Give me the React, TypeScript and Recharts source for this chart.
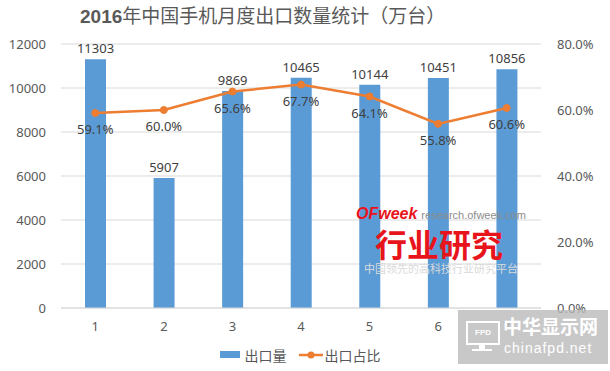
import React from 'react';
import { ComposedChart, Bar, Line, XAxis, YAxis, CartesianGrid, Legend, LabelList } from 'recharts';

document.body.style.margin = '0';

const months = ['1', '2', '3', '4', '5', '6', '7'];
const exportVolume = [11303, 5907, 9869, 10465, 10144, 10451, 10856];
const exportShare = [59.1, 60.0, 65.6, 67.7, 64.1, 55.8, 60.6];
const volumeTicks = [0, 2000, 4000, 6000, 8000, 10000, 12000];
const shareTicks = [0, 20, 40, 60, 80];

const data = months.map((m, i) => ({ month: m, volume: exportVolume[i], share: exportShare[i] }));

const font = '"Noto Sans", "Noto Sans CJK SC", sans-serif';
const blue = '#5B9BD5';
const orange = '#ED7D31';
const tickColor = '#595959';
const labelColor = '#404040';

const pct = (v: any) => `${Number(v).toFixed(1)}%`;

const LegendContent = () => (
  <div style={{ display: 'flex', justifyContent: 'center', alignItems: 'center', fontSize: 14, color: tickColor, fontFamily: font, height: 33, paddingRight: 10 }}>
    <span style={{ display: 'inline-block', width: 20, height: 7, background: blue, marginRight: 5 }} />
    <span style={{ marginRight: 12 }}>出口量</span>
    <svg width={24} height={10} style={{ marginRight: 2 }}>
      <line x1={0} y1={5} x2={24} y2={5} stroke={orange} strokeWidth={2.5} />
      <circle cx={12} cy={5} r={3.5} fill={orange} />
    </svg>
    <span>出口占比</span>
  </div>
);

const App: React.FC = () => {
  return (
    <div style={{ position: 'absolute', left: 0, top: 0, width: 610, height: 371, background: '#fff', fontFamily: font }}>
      <div style={{ position: 'absolute', left: 80, top: 2, fontSize: 19, color: tickColor, whiteSpace: 'nowrap', lineHeight: '26px' }}>
        <span style={{ fontFamily: '"Liberation Sans Narrow", "Liberation Sans", sans-serif', fontWeight: 'bold' }}>2016</span>
        <span style={{ fontFamily: '"Noto Sans CJK SC", sans-serif' }}>年中国手机月度出口数量统计（万台）</span>
      </div>
      <ComposedChart width={610} height={371} data={data} margin={{ top: 44, right: 0, bottom: 0, left: 0 }}>
        <CartesianGrid vertical={false} stroke="#D9D9D9" yAxisId="left" />
        <XAxis
          dataKey="month"
          height={30}
          tickLine={false}
          axisLine={{ stroke: '#D9D9D9' }}
          tickMargin={8}
          tick={{ fill: tickColor, fontSize: 13, fontFamily: font }}
        />
        <YAxis
          yAxisId="left"
          width={61}
          domain={[0, 12000]}
          ticks={volumeTicks}
          axisLine={false}
          tickLine={false}
          tickMargin={9}
          tick={{ fill: tickColor, fontSize: 13, fontFamily: font }}
        />
        <YAxis
          yAxisId="right"
          orientation="right"
          width={69}
          domain={[0, 80]}
          ticks={shareTicks}
          tickFormatter={pct}
          axisLine={false}
          tickLine={false}
          tickMargin={10}
          tick={{ fill: tickColor, fontSize: 13, fontFamily: font }}
        />
        <Legend verticalAlign="bottom" height={33} content={<LegendContent />} />
        <Bar yAxisId="left" dataKey="volume" name="出口量" fill={blue} barSize={21} isAnimationActive={false}>
          <LabelList dataKey="volume" position="top" offset={6} fill={labelColor} fontSize={13} fontFamily={font} />
        </Bar>
        <Line
          yAxisId="right"
          dataKey="share"
          name="出口占比"
          stroke={orange}
          strokeWidth={2.5}
          dot={{ r: 3.5, fill: orange, stroke: orange, strokeWidth: 1 }}
          isAnimationActive={false}
        >
          <LabelList dataKey="share" position="bottom" offset={12} formatter={pct} fill={labelColor} fontSize={13} fontFamily={font} />
        </Line>
      </ComposedChart>
      <div style={{ position: 'absolute', left: 356, top: 202, pointerEvents: 'none', whiteSpace: 'nowrap' }}>
        <span style={{ color: '#E8141B', fontStyle: 'italic', fontWeight: 'bold', fontSize: 16, fontFamily: '"Liberation Sans", sans-serif' }}>OFweek</span>
        <span style={{ color: '#8C8C8C', fontSize: 11, fontFamily: '"Liberation Sans", sans-serif', marginLeft: 4 }}>research.ofweek.com</span>
      </div>
      <div style={{ position: 'absolute', left: 375, top: 226, color: '#E8141B', fontSize: 32, fontWeight: 'bold', fontFamily: '"Noto Sans CJK SC", sans-serif', lineHeight: '34px', pointerEvents: 'none', whiteSpace: 'nowrap' }}>
        行业研究
      </div>
      <div style={{ position: 'absolute', left: 364, top: 262, color: '#DADADA', fontSize: 11, lineHeight: '13px', fontFamily: '"Noto Sans CJK SC", sans-serif', pointerEvents: 'none', whiteSpace: 'nowrap' }}>
        中国领先的高科技行业研究平台
      </div>
      <div style={{ position: 'absolute', left: 458, top: 310, width: 150, height: 54, background: 'rgba(185,185,185,0.78)', pointerEvents: 'none' }}>
        <div style={{ position: 'absolute', left: 8, top: 11, width: 30, height: 20, border: '2px solid #fff', color: '#fff', fontSize: 8, fontWeight: 'bold', textAlign: 'center', lineHeight: '20px', fontFamily: '"Liberation Sans", sans-serif' }}>FPD</div>
        <div style={{ position: 'absolute', left: 21, top: 34, width: 6, height: 5, background: '#fff' }} />
        <div style={{ position: 'absolute', left: 14, top: 39, width: 20, height: 2, background: '#fff' }} />
        <div style={{ position: 'absolute', left: 45, top: 3, color: '#fff', fontSize: 19, fontWeight: 'bold', fontFamily: '"Noto Sans CJK SC", sans-serif', lineHeight: '26px', whiteSpace: 'nowrap' }}>中华显示网</div>
        <div style={{ position: 'absolute', left: 46, top: 30, color: '#fff', fontSize: 14, fontFamily: '"Liberation Sans", sans-serif', letterSpacing: 1, whiteSpace: 'nowrap' }}>chinafpd.net</div>
      </div>
    </div>
  );
};

export default App;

━━━

Problem statement: Where a line holds the string "React", copy that line.

Answer for this exercise:
Give me the React, TypeScript and Recharts source for this chart.
import React from 'react';
const App: React.FC = () => {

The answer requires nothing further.